Le Aziende sanitarie individuano i locali preposti ad accogliere le U.S.C.A., con almeno un ambiente dedicato alla vestizione/svestizione e un altro ambiente per attività di documentazione, comunicazione informatica e stazionamento. Ogni U.S.C.A. è costituita da un numero di medici pari a quelli già attivi nella sede di continuità assistenziale prescelta o da un numero congruo rispetto alla casistica.
Come funzionano
Per evitare che i pazienti sospetti di COVID-19 si rechino presso gli ambulatori di medicina generale, dei Pediatri o nei Pronto soccorso, il Medico di Medicina Generale o il Pediatra, dopo aver svolto attività di triage, attiva il medico dell’U.S.C.A. (e il Medico del Dipartimento di Sanità Pubblica), fornendo nominativo e recapiti.
Il medico dell’U.S.C.A. prima di effettuare l’intervento, contatta telefonicamente il paziente da visitare per verificarne le condizioni di salute e programmare l’intervento. Spetterà al medico dell’U.S.C.A. decidere, in base alle informazioni e richieste ricevute, quali priorità assegnare all’attività.
Il reclutamento dei medici da inserire nelle U.S.C.A. è su base volontaria. Quindi giovani medici armati di buona volontà e spiccato spirito di servizio possono dare una mano in queste basi territoriali, tanto preziose in questo momento di allerta e sovraffollamento degli ospedali.
Magari la realtà fosse come quella sulla carta
Molti consiglieri regionali di diverse Regioni hanno lamentato il fatto che molte Unità non sono a pieno regime, alcune non sono in funzione e in altre c’è carenza di medici e infermieri. Del resto, nessuna provincia ha un numero di Unità pari a quello preventivato. In Lombardia, le U.S.C.A. attivate sono solo una quarantina rispetto alle 200 previste: solo il 20 per cento.
Un esempio a Napoli
La Campania è tra le Regioni più colpite. Ebbene la testimonianza di una dottoressa delle U.S.C.A non va nella direzione di quella che dovrebbe essere la finalità. Delegata sindacale della Fimmg, denuncia gravi mancanze e disorganizzazione.
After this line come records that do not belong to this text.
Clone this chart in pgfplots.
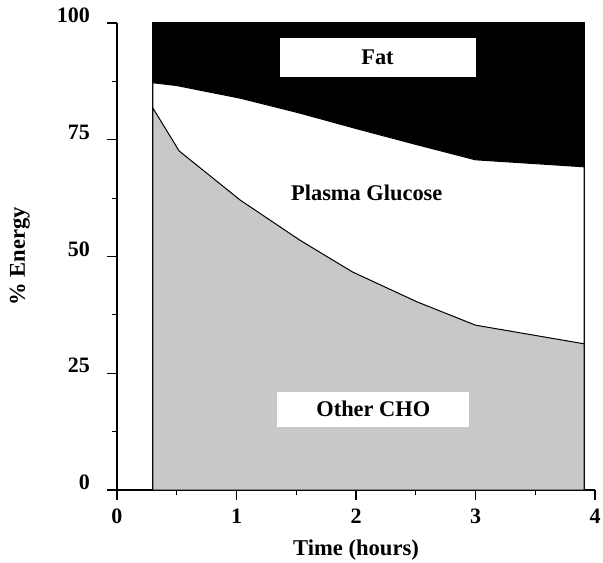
\documentclass[border=0pt]{standalone}
\usepackage{fontspec}
\setmainfont{Liberation Serif}
\usepackage{pgfplots}
\pgfplotsset{compat=1.18}
\usetikzlibrary{calc}
\definecolor{cho}{RGB}{200,200,200}

\begin{document}
\begin{tikzpicture}
\begin{axis}[
    scale only axis,
    width=239pt, height=233.5pt,
    xmin=0, xmax=4, ymin=0, ymax=100,
    axis x line=bottom, axis y line=left,
    axis line style={-, line width=0.6pt},
    x axis line style={shorten <=-5pt},
    xtick={0,1,2,3,4}, ytick={0,25,50,75,100},
    minor xtick={0.5,1.5,2.5,3.5},
    minor ytick={12.5,37.5,62.5,87.5},
    tick align=outside,
    major tick length=5pt, minor tick length=2.5pt,
    tick style={black, line width=0.6pt},
    ticklabel style={font=\bfseries\fontsize{11}{13}\selectfont},
    /pgf/number format/assume math mode=true,
    yticklabel style={yshift=3.75pt, xshift=-5pt},
    xticklabel style={yshift=-1pt},
    xlabel={Time (hours)}, ylabel={\% Energy},
    label style={font=\bfseries\fontsize{11.3}{13}\selectfont},
    xlabel style={at={(axis description cs:0.5,-0.128)}, anchor=center},
    ylabel style={at={(axis description cs:-0.203,0.5)}, anchor=center},
    clip=false,
]

% fat (black) fills the whole band first
\addplot[fill=black, draw=black, line width=0.5pt] coordinates {
    (0.3,100) (3.91,100)
} \closedcycle;

% plasma glucose upper boundary
\addplot[fill=white, draw=black, line width=0.5pt] coordinates {
    (0.3,87.2) (0.5,86.6) (1.03,83.9) (1.53,80.7) (2.0,77.4)
    (2.5,74.0) (3.0,70.7) (3.91,69.2)
} \closedcycle;

% other CHO
\addplot[fill=cho, draw=black, line width=0.5pt] coordinates {
    (0.3,81.8) (0.52,72.6) (1.03,62.1) (1.53,53.5) (1.97,46.7)
    (2.51,40.3) (3.0,35.3) (3.91,31.3)
} \closedcycle;

\node[fill=white, minimum width=98pt, minimum height=19.5pt, inner sep=0pt,
      font=\bfseries\fontsize{11.2}{13}\selectfont] at (axis cs:2.18,92.6) {Fat};
\node[font=\bfseries\fontsize{11.2}{13}\selectfont] at (axis cs:2.09,63.6) {Plasma Glucose};
\node[fill=white, minimum width=96pt, minimum height=17.5pt, inner sep=0pt,
      font=\bfseries\fontsize{11.2}{13}\selectfont] at (axis cs:2.145,17.3) {Other CHO};

\coordinate (O) at (axis cs:0,0);
\end{axis}
\pgfresetboundingbox
\path[use as bounding box] ($(O)+(-58.5pt,-36pt)$) rectangle ($(O)+(243pt,245pt)$);
\end{tikzpicture}
\end{document}
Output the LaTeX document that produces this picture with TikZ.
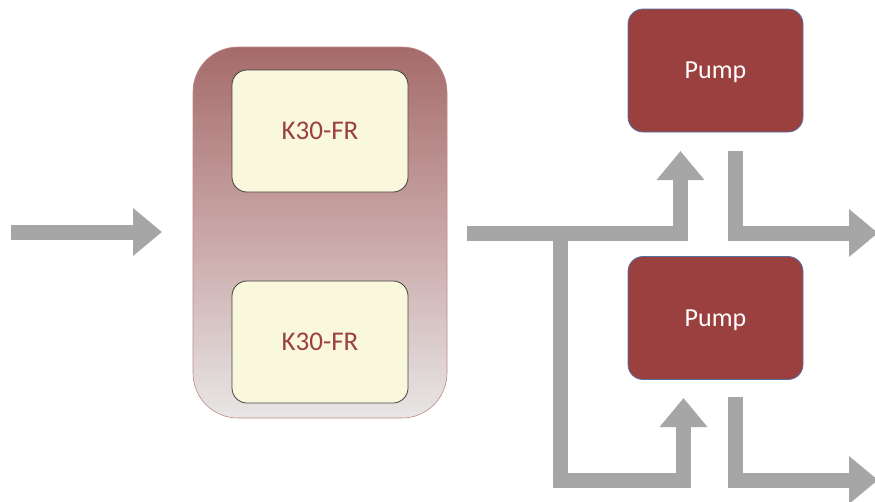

“Ci chiamano quando ce n’è bisogno, secondo una lista di disponibilità compilata e aggiornata di settimana in settimana. Al momento le Unità a Napoli sono 6 o 7 ma il numero può cambiare in base alle esigenze e ai tamponi prenotati. I medici volontari delle U.S.C.A. si spostavano prima con dei camper, ora hanno dei furgoni”, spiega la dottoressa.
Secondo lei, occorre migliorare i collegamenti tra i vari segmenti assistenziali. “Attualmente non abbiamo un contatto diretto col medico di medicina generale che ha richiesto il tampone né abbiamo notizie sulla situazione clinica del malato. Facciamo il tampone: se è positivo la Asl lo monitora con una telefonata ma nessuno prende in carico quella persona e la sua famiglia. C’è una grande esigenza dei malati di essere curati. Dopo il tampone non li vediamo più”.
Un ruolo territoriale di connessione tra le strutture
Le U.S.C.A. potrebbero svolgere un ruolo territoriale connettivo importantissimo, ancor più se avranno anche il compito di visitare e curare il paziente a casa. “Siamo pronti ad assumerci queste responsabilità. I malati hanno bisogno di cure e non solo di tamponi. Manca L’anello cruciale di chi ascolta il malato, ne raccoglie il racconto, osserva i sintomi, lo visita, gli dà i farmaci, dispone un prelievo o un esame radiografico. Sarebbe utile avere un riferimento specialistico ospedaliero con cui consultarsi, ovvero percorsi facilitati e prestabiliti in un ospedale di riferimento in cui effettuare prelievi, una Tac, una radiografia così da disporre ricoveri solo se necessario”. Invece, in questa Unità fanno il prelievo, telefonano al dipartimento e alla fine del processo, se il 118 valuta non grave la situazione, non interviene.